Streaming on: Disney+
Episodes viewed: 2 of 8
‘Snips’ has certainly come a long way. Back when she made her debut in Dave Filoni’s animated The Clone Wars movie 15 years ago, Ahsoka Tano (voiced by Ashley Eckstein) seemed little more than a perky, throwaway sidekick for Anakin Skywalker — her appeal diminished by the execrable nickname her master gave her (surely ranking a close second to the slaughter of the Jedi younglings as his worst crime). But Filoni had bigger plans for his Togruta scrapper. During the following decades, Snips snapped into focus as The Clone Wars series’ most interesting and exciting character, a fractured prism through which we could both appreciate the doomed Jedi Order’s disturbing imperfection and most intensely feel the trauma of its destruction.
So, it feels fitting that the next instalment of Filoni’s long-running side-saga should place Ahsoka (now made flesh by Rosario Dawson) as the title character. While she’s morally centred, her perspective remains that of the outsider, both in terms of being a once-hunted Force-wielder and survivor of the Jedi purge (whose number seem to be growing exponentially), but also as a former Jedi who rejected the Order and its myopic limitations.
This enables Filoni’s new series to scratch at the battle-scarred underbelly of the New Republic as Ahsoka observes its less-than-ideal aspects. In the second episode, she visits shipyard planet Corellia to witness sleazy businessmen profit from flipping Imperial scrap to the new regime, while filling their workforce with Imperial loyalists. “An Empire doesn’t become a Republic overnight,” she is told. While the show doesn’t sweep nearly as much grit over the space-opera gleam as Andor, such detail does give Ahoska an appreciably scuffed texture.

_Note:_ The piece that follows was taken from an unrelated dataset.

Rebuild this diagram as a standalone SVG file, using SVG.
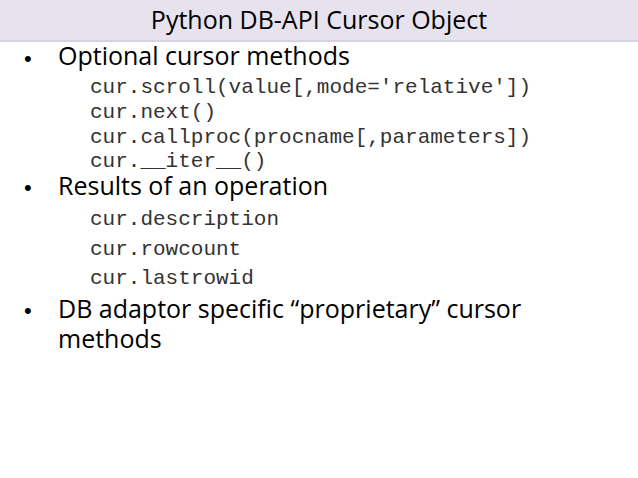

Despite Ahsoka being the title character, this is very much a live-action sequel to Rebels.
Age and tragedy have hardened her, but the once-quippy Snips has matured into an almost serene warrior. She’s portrayed by Dawson with a preternatural coolness in heated situations, whether she’s cornered by a quartet of deadly HK assassin droids or standing in a room with a bomb that’s counting down to boom-time. We’ve been primed for Dawson’s take on Tano, thanks to her guest appearances in The Mandalorian and that Boba Fett thing that happened, but it’s a treat to finally spend more time with her, even if she doesn’t say much (she’s like Mando in that sense) and can come across as a tad aloof.
Partly this is due to the revelation that, after playing the role of apprentice, then outcast, then freedom fighter, she’s since become a master — to none other than Mandalorian graffiti-artist and all-round troublemaker Sabine Wren, whose irreverent charm comes with a seam of self-doubting fragility thanks to Australian actor Natasha Liu Bordizzo. If the idea of the resolutely non-conformist Sabine (one of Rebels’ best characters) turning Jedi feels like an unlikely development, Filoni at least makes it clear that, well, she made a pretty shit Padawan. She’s frankly not that great with a lightsaber and, as the tension between her and Ahsoka at their first-episode reunion reveals, they didn’t get on as master and apprentice.
Sabine’s presence and prominence in the story is the strongest indicator that, despite Ahsoka being the title character, this is very much a live-action sequel to Rebels. Mary Elizabeth Winstead joins the female-dominated cast as ace pilot Hera, now a New Republic general, though for some reason she feels more like she’s engaging in big-name cosplay than the other characters; perhaps it’s just that Hera’s hokey World War I-ish look doesn’t translate so well to live action. Still, she’s brought jerk-robot Chopper along for the ride, so fans can be distracted by his stroppy shenanigans.
It remains to be seen how the series’ A-plot plays out. Though it picks up from Rebels’ cliffhanger ending, the quest to find Eman Esfandi’s missing Jedi-kid Ezra (arguably Rebels’ least interesting character) and blue-skinned baddie Grand Admiral Thrawn (Lars Mikkelsen, who previously voiced the whispery antagonist) doesn’t feel massively different from Rey’s Luke-hunting antics in the sequel trilogy, and comes overladen with holo-projecting MacGuffins and video-game-style puzzles. But it does present us with an engaging villain courtesy of the late Ray Stevenson, imposing and grey-bearded as opposing Thrawn-seeker Baylan Skoll — another Order 66 avoider, who hasn’t so much gone full dark side as just turned dirty merc. Like Ahsoka herself, he brings some murky perspective to this between-trilogies galaxy. Judging by its early episodes, Ahsoka continues Filoni’s own quest to do away with Star Wars’ light-versus-dark dichotomy and grapple with something a little more complex.